## Required task
Go through the listing and copy every line word for word.

----------------

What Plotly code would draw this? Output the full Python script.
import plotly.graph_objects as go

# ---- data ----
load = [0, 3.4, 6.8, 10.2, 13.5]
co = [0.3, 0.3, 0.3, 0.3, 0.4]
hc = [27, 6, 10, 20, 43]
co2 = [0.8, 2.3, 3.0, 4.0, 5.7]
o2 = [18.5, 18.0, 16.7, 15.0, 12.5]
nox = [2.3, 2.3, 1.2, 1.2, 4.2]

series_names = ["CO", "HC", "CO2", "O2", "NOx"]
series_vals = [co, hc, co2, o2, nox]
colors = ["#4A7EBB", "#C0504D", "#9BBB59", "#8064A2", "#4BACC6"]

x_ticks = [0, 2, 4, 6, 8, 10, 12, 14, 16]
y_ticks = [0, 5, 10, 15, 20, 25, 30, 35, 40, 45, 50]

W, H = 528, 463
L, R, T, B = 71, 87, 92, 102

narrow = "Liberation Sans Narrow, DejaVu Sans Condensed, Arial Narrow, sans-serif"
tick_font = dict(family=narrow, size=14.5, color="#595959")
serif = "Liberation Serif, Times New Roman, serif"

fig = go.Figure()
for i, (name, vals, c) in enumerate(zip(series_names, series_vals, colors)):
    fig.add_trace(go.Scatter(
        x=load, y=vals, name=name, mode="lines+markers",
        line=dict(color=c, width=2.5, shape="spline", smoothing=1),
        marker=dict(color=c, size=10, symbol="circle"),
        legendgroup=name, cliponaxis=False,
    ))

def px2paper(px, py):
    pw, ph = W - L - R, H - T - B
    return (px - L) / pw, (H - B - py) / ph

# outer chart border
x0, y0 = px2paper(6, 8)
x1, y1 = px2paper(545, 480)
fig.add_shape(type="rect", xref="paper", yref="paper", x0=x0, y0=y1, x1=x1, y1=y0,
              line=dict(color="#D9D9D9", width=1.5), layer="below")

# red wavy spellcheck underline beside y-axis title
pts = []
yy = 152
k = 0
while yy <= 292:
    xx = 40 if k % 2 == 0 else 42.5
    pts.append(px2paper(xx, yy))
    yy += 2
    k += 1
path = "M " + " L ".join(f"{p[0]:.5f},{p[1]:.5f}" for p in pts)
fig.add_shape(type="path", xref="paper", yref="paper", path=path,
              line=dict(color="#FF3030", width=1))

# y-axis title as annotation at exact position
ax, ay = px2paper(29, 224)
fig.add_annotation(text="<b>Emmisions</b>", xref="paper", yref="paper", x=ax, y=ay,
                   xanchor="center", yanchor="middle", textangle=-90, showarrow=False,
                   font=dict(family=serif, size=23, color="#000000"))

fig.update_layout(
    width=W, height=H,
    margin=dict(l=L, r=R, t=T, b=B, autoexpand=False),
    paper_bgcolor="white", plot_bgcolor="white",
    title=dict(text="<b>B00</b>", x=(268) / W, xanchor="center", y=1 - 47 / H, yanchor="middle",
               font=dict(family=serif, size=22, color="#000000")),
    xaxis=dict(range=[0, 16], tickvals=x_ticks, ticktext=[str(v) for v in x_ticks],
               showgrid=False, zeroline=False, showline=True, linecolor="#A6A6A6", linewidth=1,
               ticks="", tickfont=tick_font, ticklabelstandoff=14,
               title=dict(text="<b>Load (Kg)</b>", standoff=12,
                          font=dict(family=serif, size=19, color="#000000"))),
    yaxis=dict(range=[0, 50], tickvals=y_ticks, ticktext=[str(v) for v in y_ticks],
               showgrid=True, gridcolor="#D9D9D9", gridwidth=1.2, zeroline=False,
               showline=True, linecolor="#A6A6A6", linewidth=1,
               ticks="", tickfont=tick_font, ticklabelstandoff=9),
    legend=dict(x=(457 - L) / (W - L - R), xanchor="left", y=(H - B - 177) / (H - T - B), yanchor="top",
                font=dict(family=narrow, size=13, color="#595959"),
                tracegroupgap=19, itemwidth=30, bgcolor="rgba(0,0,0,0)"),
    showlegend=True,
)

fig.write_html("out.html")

----------------

## Task output
What Plotly code would draw this? Output the full Python script.
import plotly.graph_objects as go

# ---- data ----
load = [0, 3.4, 6.8, 10.2, 13.5]
co = [0.3, 0.3, 0.3, 0.3, 0.4]
hc = [27, 6, 10, 20, 43]
co2 = [0.8, 2.3, 3.0, 4.0, 5.7]
o2 = [18.5, 18.0, 16.7, 15.0, 12.5]
nox = [2.3, 2.3, 1.2, 1.2, 4.2]

series_names = ["CO", "HC", "CO2", "O2", "NOx"]
series_vals = [co, hc, co2, o2, nox]
colors = ["#4A7EBB", "#C0504D", "#9BBB59", "#8064A2", "#4BACC6"]

x_ticks = [0, 2, 4, 6, 8, 10, 12, 14, 16]
y_ticks = [0, 5, 10, 15, 20, 25, 30, 35, 40, 45, 50]

W, H = 528, 463
L, R, T, B = 71, 87, 92, 102

narrow = "Liberation Sans Narrow, DejaVu Sans Condensed, Arial Narrow, sans-serif"
tick_font = dict(family=narrow, size=14.5, color="#595959")
serif = "Liberation Serif, Times New Roman, serif"

fig = go.Figure()
for i, (name, vals, c) in enumerate(zip(series_names, series_vals, colors)):
    fig.add_trace(go.Scatter(
        x=load, y=vals, name=name, mode="lines+markers",
        line=dict(color=c, width=2.5, shape="spline", smoothing=1),
        marker=dict(color=c, size=10, symbol="circle"),
        legendgroup=name, cliponaxis=False,
    ))

def px2paper(px, py):
    pw, ph = W - L - R, H - T - B
    return (px - L) / pw, (H - B - py) / ph

# outer chart border
x0, y0 = px2paper(6, 8)
x1, y1 = px2paper(545, 480)
fig.add_shape(type="rect", xref="paper", yref="paper", x0=x0, y0=y1, x1=x1, y1=y0,
              line=dict(color="#D9D9D9", width=1.5), layer="below")

# red wavy spellcheck underline beside y-axis title
pts = []
yy = 152
k = 0
while yy <= 292:
    xx = 40 if k % 2 == 0 else 42.5
    pts.append(px2paper(xx, yy))
    yy += 2
    k += 1
path = "M " + " L ".join(f"{p[0]:.5f},{p[1]:.5f}" for p in pts)
fig.add_shape(type="path", xref="paper", yref="paper", path=path,
              line=dict(color="#FF3030", width=1))

# y-axis title as annotation at exact position
ax, ay = px2paper(29, 224)
fig.add_annotation(text="<b>Emmisions</b>", xref="paper", yref="paper", x=ax, y=ay,
                   xanchor="center", yanchor="middle", textangle=-90, showarrow=False,
                   font=dict(family=serif, size=23, color="#000000"))

fig.update_layout(
    width=W, height=H,
    margin=dict(l=L, r=R, t=T, b=B, autoexpand=False),
    paper_bgcolor="white", plot_bgcolor="white",
    title=dict(text="<b>B00</b>", x=(268) / W, xanchor="center", y=1 - 47 / H, yanchor="middle",
               font=dict(family=serif, size=22, color="#000000")),
    xaxis=dict(range=[0, 16], tickvals=x_ticks, ticktext=[str(v) for v in x_ticks],
               showgrid=False, zeroline=False, showline=True, linecolor="#A6A6A6", linewidth=1,
               ticks="", tickfont=tick_font, ticklabelstandoff=14,
               title=dict(text="<b>Load (Kg)</b>", standoff=12,
                          font=dict(family=serif, size=19, color="#000000"))),
    yaxis=dict(range=[0, 50], tickvals=y_ticks, ticktext=[str(v) for v in y_ticks],
               showgrid=True, gridcolor="#D9D9D9", gridwidth=1.2, zeroline=False,
               showline=True, linecolor="#A6A6A6", linewidth=1,
               ticks="", tickfont=tick_font, ticklabelstandoff=9),
    legend=dict(x=(457 - L) / (W - L - R), xanchor="left", y=(H - B - 177) / (H - T - B), yanchor="top",
                font=dict(family=narrow, size=13, color="#595959"),
                tracegroupgap=19, itemwidth=30, bgcolor="rgba(0,0,0,0)"),
    showlegend=True,
)

fig.write_html("out.html")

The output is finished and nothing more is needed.